Afterwards, my heartsick, worry wart self did not want to go back home. Franc and I had planned to spend some time together on this holiday, but yesterday after he had had his say, he went out to the porch while I did the supper dishes. When I finished, a mere five minutes later, he was looking green and had the air of someone who had been steam-rollered over. He got up and said that there was no point in staying until I made my mind up and he left without another word.
So after I left Reggie, I went out to a nursery that Franc and I used to visit together, to pick up a few flowers to cheer me up. I wanted some seed geraniums but it was far too late in the nursery season. There were none to be had; there were only grown ones that were far too expensive. This is the first year that I haven’t had any geraniums growing in the garden.
I chose instead a flat of dark blue lobelia and that is all I got. The flowers and plants were far too depressing because they were so cheery and bright. They didn’t match my mood. I came in with my camera but only took a few pictures where usually I take many. It was no fun with out Franc, to say “OH! Look at this one!” when either one of us found a special beauty.
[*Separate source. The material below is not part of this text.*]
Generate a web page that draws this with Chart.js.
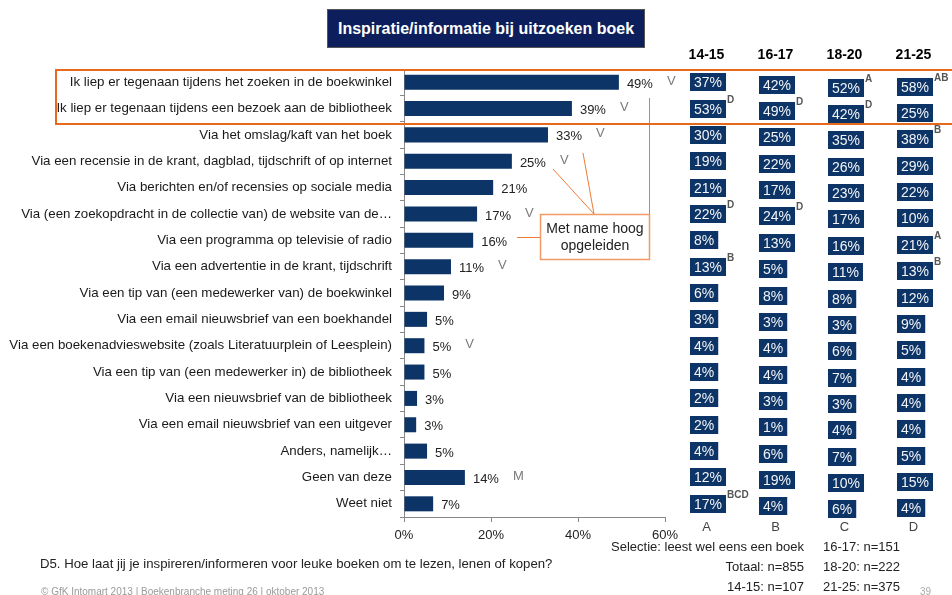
<!DOCTYPE html>
<html>
<head>
<meta charset="utf-8">
<title>Inspiratie/informatie bij uitzoeken boek</title>
<script src="https://cdn.jsdelivr.net/npm/chart.js@4.4.0/dist/chart.umd.min.js"></script>
<style>
  body { margin: 0; background: #fff; font-family: 'Liberation Sans', Arial, sans-serif; color: #222; }
  #page { position: relative; width: 952px; height: 595px; overflow: hidden; }
  canvas { position: absolute; top: 0; }
  #main { left: 0; }
  #table { left: 672px; }
  .title {
    position: absolute; left: 327px; top: 9px; width: 316px; height: 37px;
    background: #0c1f5c; border: 1px solid #555; color: #fff;
    font-weight: bold; font-size: 16px; line-height: 37px; text-align: center;
  }
  .highlight {
    position: absolute; left: 55px; top: 69px; width: 1000px; height: 52px;
    border: 2px solid #e8691e; pointer-events: none;
  }
  .txt { position: absolute; white-space: nowrap; }
  .question { left: 40px; top: 556px; font-size: 13.2px; }
  .copy { left: 41px; top: 586px; font-size: 10px; color: #9a9a9a; }
  .sel { right: 148px; top: 537px; font-size: 13px; line-height: 20px; text-align: right; }
  .nn { left: 823px; top: 537px; font-size: 13px; line-height: 20px; }
  .pagenr { left: 920px; top: 586px; font-size: 10px; color: #aaa; }
</style>
</head>
<body>
<div id="page">
  <canvas id="main" width="952" height="595"></canvas>
  <canvas id="table" width="280" height="595"></canvas>
  <div class="title">Inspiratie/informatie bij uitzoeken boek</div>
  <div class="highlight"></div>
  <div class="txt question">D5. Hoe laat jij je inspireren/informeren voor leuke boeken om te lezen, lenen of kopen?</div>
  <div class="txt copy">© GfK Intomart 2013 | Boekenbranche meting 26 | oktober 2013</div>
  <div class="txt sel">Selectie: leest wel eens een boek<br>Totaal: n=855<br>14-15: n=107</div>
  <div class="txt nn">16-17: n=151<br>18-20: n=222<br>21-25: n=375</div>
  <div class="txt pagenr">39</div>
</div>

<script>
// data
const categories = [
  'Ik liep er tegenaan tijdens het zoeken in de boekwinkel',
  'Ik liep er tegenaan tijdens een bezoek aan de bibliotheek',
  'Via het omslag/kaft van het boek',
  'Via een recensie in de krant, dagblad, tijdschrift of op internet',
  'Via berichten en/of recensies op sociale media',
  'Via (een zoekopdracht in de collectie van) de website van de…',
  'Via een programma op televisie of radio',
  'Via een advertentie in de krant, tijdschrift',
  'Via een tip van (een medewerker van) de boekwinkel',
  'Via een email nieuwsbrief van een boekhandel',
  'Via een boekenadvieswebsite (zoals Literatuurplein of Leesplein)',
  'Via een tip van (een medewerker in) de bibliotheek',
  'Via een nieuwsbrief van de bibliotheek',
  'Via een email nieuwsbrief van een uitgever',
  'Anders, namelijk…',
  'Geen van deze',
  'Weet niet'
];
const totals = [49.4, 38.6, 33.1, 24.8, 20.5, 16.8, 15.9, 10.8, 9.2, 5.3, 4.7, 4.7, 3.0, 2.8, 5.3, 14.0, 6.7];
const markers = ['V', 'V', 'V', 'V', '', 'V', '', 'V', '', '', 'V', '', '', '', '', 'M', ''];

const groups = ['14-15', '16-17', '18-20', '21-25'];
const groupLetters = ['A', 'B', 'C', 'D'];
const age1415 = [37, 53, 30, 19, 21, 22, 8, 13, 6, 3, 4, 4, 2, 2, 4, 12, 17];
const age1617 = [42, 49, 25, 22, 17, 24, 13, 5, 8, 3, 4, 4, 3, 1, 6, 19, 4];
const age1820 = [52, 42, 35, 26, 23, 17, 16, 11, 8, 3, 6, 7, 3, 4, 7, 10, 6];
const age2125 = [58, 25, 38, 29, 22, 10, 21, 13, 12, 9, 5, 4, 4, 4, 5, 15, 4];
const sig1415 = ['', 'D', '', '', '', 'D', '', 'B', '', '', '', '', '', '', '', '', 'BCD'];
const sig1617 = ['', 'D', '', '', '', 'D', '', '', '', '', '', '', '', '', '', '', ''];
const sig1820 = ['A', 'D', '', '', '', '', '', '', '', '', '', '', '', '', '', '', ''];
const sig2125 = ['AB', '', 'B', '', '', '', 'A', 'B', '', '', '', '', '', '', '', '', ''];

const groupValues = [age1415, age1617, age1820, age2125];
const groupSig = [sig1415, sig1617, sig1820, sig2125];

const FONT = "'Liberation Sans', Arial, sans-serif";
const NAVY = '#0d3466';
const ORANGE = '#ee7a36';
Chart.defaults.font.family = FONT;

// percentages + V/M markers behind the bars
const valueLabels = {
  id: 'valueLabels',
  afterDatasetsDraw(chart) {
    const ctx = chart.ctx;
    const meta = chart.getDatasetMeta(0);
    ctx.save();
    ctx.font = '13px ' + FONT;
    ctx.textBaseline = 'middle';
    ctx.textAlign = 'left';
    meta.data.forEach((bar, i) => {
      const txt = Math.round(totals[i]) + '%';
      const lx = bar.x + 8;
      ctx.fillStyle = '#222';
      ctx.fillText(txt, lx, bar.y + 2);
      if (markers[i]) {
        ctx.fillStyle = '#7a7a7a';
        ctx.fillText(markers[i], lx + ctx.measureText(txt).width + 14, bar.y - 1);
      }
    });
    ctx.restore();
  }
};

// callout "Met name hoog opgeleiden"
const callout = {
  id: 'callout',
  afterDraw(chart) {
    const ctx = chart.ctx;
    ctx.save();
    ctx.strokeStyle = ORANGE;
    ctx.lineWidth = 1;
    ctx.beginPath();
    ctx.moveTo(649.5, 98); ctx.lineTo(649.5, 214);
    ctx.moveTo(583, 153); ctx.lineTo(594, 214);
    ctx.moveTo(553, 169); ctx.lineTo(594, 214);
    ctx.moveTo(540, 237.5); ctx.lineTo(517, 237.5);
    ctx.stroke();
    ctx.fillStyle = '#fff';
    ctx.fillRect(540, 214, 109, 45);
    ctx.strokeStyle = '#f29a66';
    ctx.lineWidth = 1.5;
    ctx.strokeRect(540.5, 214.5, 109, 45);
    ctx.fillStyle = '#222';
    ctx.font = '14px ' + FONT;
    ctx.textAlign = 'center';
    ctx.textBaseline = 'middle';
    ctx.fillText('Met name hoog', 595, 229);
    ctx.fillText('opgeleiden', 595, 246);
    ctx.restore();
  }
};

new Chart(document.getElementById('main'), {
  type: 'bar',
  data: {
    labels: categories,
    datasets: [{
      data: totals,
      backgroundColor: NAVY,
      barPercentage: 0.57,
      categoryPercentage: 1
    }]
  },
  options: {
    indexAxis: 'y',
    responsive: false,
    animation: false,
    layout: { padding: { top: 69, right: 287, left: 0, bottom: 0 } },
    plugins: { legend: { display: false }, tooltip: { enabled: false } },
    scales: {
      x: {
        min: 0, max: 60,
        ticks: { stepSize: 20, callback: v => v + '%', font: { size: 13 }, color: '#222', padding: 6 },
        grid: { drawOnChartArea: false, tickLength: 5, color: '#888' },
        border: { color: '#888' },
        afterFit: s => { s.height = 78; }
      },
      y: {
        ticks: { font: { size: 13.3 }, color: '#1a1a1a', padding: 8, autoSkip: false },
        grid: { offset: true, drawOnChartArea: false, tickLength: 4, color: '#888' },
        border: { color: '#888' },
        afterFit: s => { s.width = 404; }
      }
    }
  },
  plugins: [valueLabels, callout]
});

// right-hand table with age groups
const colDy = [0, 2.5, 5.5, 4.5];
const tableCells = {
  id: 'tableCells',
  afterDraw(chart) {
    const ctx = chart.ctx;
    const x = chart.scales.x, y = chart.scales.y;
    ctx.save();
    ctx.textBaseline = 'middle';
    ctx.textAlign = 'left';
    groupValues.forEach((col, j) => {
      const cx = x.getPixelForValue(j);
      col.forEach((v, i) => {
        const txt = v + '%';
        ctx.font = '14px ' + FONT;
        const w = ctx.measureText(txt).width + 8;
        const left = Math.round(cx - 17);
        const top = Math.round(y.getPixelForValue(i) + colDy[j] - 9);
        ctx.fillStyle = NAVY;
        ctx.fillRect(left, top, w, 18);
        ctx.fillStyle = '#f2f4f8';
        ctx.fillText(txt, left + 4, top + 10);
        const s = groupSig[j][i];
        if (s) {
          ctx.font = 'bold 10px ' + FONT;
          ctx.fillStyle = '#555';
          ctx.fillText(s, left + w + 1, top);
        }
      });
    });
    ctx.restore();
  }
};

new Chart(document.getElementById('table'), {
  type: 'bar',
  data: { labels: categories, datasets: [] },
  options: {
    responsive: false,
    animation: false,
    layout: { padding: { top: 0, right: 4, left: 0, bottom: 0 } },
    plugins: { legend: { display: false }, tooltip: { enabled: false } },
    scales: {
      x: {
        type: 'category', labels: groupLetters, offset: true,
        ticks: { font: { size: 13 }, color: '#444', padding: 3 },
        grid: { display: false, drawTicks: false },
        border: { display: false },
        afterFit: s => { s.height = 78; }
      },
      xTop: {
        type: 'category', labels: groups, position: 'top', offset: true,
        ticks: { font: { size: 14, weight: 'bold' }, color: '#000', padding: 5 },
        grid: { display: false, drawTicks: false },
        border: { display: false },
        afterFit: s => { s.height = 69; }
      },
      y: {
        type: 'category', labels: categories, offset: true, display: false
      }
    }
  },
  plugins: [tableCells]
});
</script>
</body>
</html>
I only came away with this lovely picture of the green house which I’ve attached. I was particularly drawn to the rhythms of the underlying aluminum tube structure and the translucence of the plexi covering.
I headed back to an empty home and a lonely lunch.
I’m not used to being in the dog house and unfortunately, ultimatum or no, I can’t change my position on this issue. It’s so sad. Just when I am freeing up to be able to spend more time with him, now that I no longer have Mom to look after, now that I’m finally going to be able to have my own home, my own way of doing things, we are at this impasse.
I’d rather be in the greenhouse than the dog house.